### What is being asked
Set down the lines that begin at the top of the records and end with the line containing "plt.rcParams['font.family'] = ['Liberation", and drop every picture.

### Provided data

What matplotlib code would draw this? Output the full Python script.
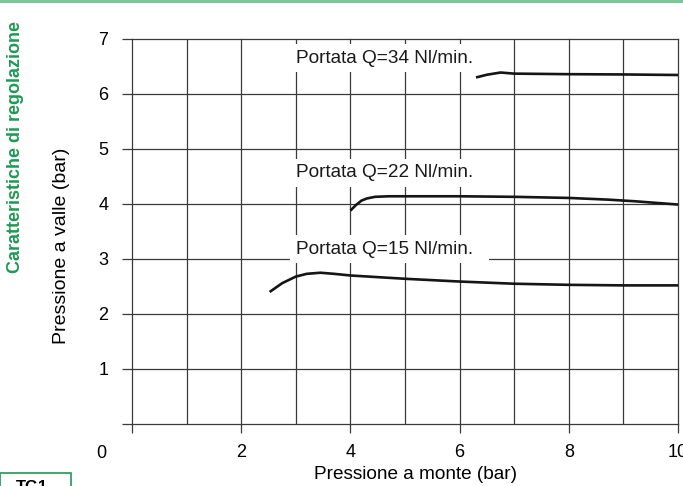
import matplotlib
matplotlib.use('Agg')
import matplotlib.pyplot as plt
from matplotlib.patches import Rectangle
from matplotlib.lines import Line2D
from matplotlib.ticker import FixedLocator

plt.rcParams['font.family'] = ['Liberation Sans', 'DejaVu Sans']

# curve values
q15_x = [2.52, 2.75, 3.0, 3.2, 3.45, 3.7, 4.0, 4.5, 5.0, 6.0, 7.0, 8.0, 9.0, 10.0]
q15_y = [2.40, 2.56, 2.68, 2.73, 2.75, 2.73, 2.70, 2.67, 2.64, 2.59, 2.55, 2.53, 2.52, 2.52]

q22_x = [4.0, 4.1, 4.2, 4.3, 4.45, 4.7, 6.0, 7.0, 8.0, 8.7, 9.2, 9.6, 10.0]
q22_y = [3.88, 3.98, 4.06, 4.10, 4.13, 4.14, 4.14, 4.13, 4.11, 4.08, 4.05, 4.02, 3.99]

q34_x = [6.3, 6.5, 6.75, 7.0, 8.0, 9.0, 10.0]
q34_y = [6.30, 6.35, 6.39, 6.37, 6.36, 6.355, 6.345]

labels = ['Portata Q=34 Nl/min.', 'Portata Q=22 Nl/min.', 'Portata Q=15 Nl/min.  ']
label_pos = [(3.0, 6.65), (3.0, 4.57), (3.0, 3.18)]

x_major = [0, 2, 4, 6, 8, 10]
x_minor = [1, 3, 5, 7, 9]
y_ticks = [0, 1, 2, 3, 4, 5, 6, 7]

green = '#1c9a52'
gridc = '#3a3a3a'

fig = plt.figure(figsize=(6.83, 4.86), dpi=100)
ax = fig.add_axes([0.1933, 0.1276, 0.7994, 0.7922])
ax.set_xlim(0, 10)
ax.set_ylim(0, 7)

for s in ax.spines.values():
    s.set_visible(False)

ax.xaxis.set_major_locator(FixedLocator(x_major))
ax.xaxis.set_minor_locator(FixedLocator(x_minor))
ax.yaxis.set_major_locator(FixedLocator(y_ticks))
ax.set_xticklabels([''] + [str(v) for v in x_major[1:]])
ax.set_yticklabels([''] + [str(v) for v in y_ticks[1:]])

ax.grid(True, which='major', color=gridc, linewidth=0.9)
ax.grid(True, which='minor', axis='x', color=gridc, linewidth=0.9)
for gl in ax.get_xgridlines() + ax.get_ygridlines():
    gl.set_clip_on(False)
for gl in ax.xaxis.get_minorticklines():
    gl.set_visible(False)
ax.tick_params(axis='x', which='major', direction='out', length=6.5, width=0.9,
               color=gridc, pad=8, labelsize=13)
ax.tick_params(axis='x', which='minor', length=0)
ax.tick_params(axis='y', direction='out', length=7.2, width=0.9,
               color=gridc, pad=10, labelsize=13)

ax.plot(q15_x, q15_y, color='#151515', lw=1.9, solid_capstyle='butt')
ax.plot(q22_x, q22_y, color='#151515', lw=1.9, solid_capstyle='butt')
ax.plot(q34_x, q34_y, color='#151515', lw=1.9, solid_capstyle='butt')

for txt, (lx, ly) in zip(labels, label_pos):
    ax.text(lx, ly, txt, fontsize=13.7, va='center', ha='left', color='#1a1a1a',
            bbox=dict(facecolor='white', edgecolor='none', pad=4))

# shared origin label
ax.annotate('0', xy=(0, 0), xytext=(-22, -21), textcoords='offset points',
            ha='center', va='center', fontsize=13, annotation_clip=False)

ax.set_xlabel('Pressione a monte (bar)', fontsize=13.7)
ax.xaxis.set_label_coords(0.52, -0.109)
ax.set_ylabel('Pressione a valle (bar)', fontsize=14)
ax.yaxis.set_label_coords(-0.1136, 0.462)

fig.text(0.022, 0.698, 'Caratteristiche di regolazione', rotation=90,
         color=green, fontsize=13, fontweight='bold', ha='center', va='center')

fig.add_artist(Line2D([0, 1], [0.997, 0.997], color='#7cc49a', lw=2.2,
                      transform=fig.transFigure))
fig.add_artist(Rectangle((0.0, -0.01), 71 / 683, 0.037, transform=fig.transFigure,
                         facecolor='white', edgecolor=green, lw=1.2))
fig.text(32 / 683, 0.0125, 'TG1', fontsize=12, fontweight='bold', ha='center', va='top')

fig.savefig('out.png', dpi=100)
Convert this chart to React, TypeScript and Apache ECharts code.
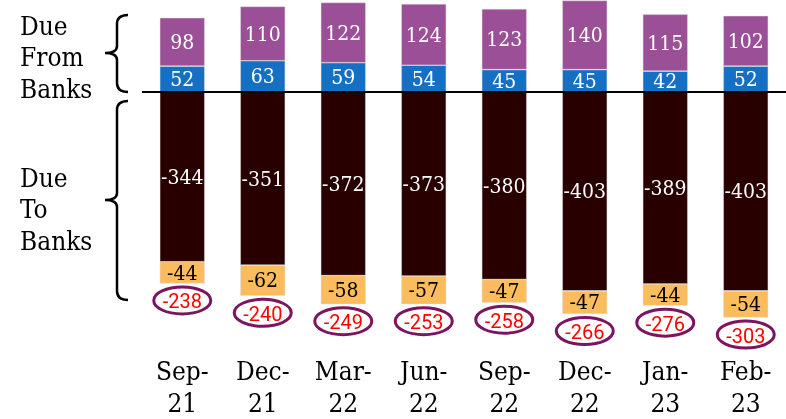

######

### Expected answer
What matplotlib code would draw this? Output the full Python script.
import matplotlib
matplotlib.use('Agg')
import matplotlib.pyplot as plt
from matplotlib.patches import Rectangle
from matplotlib.lines import Line2D
from matplotlib.ticker import FixedLocator

plt.rcParams['font.family'] = ['Liberation Sans', 'DejaVu Sans']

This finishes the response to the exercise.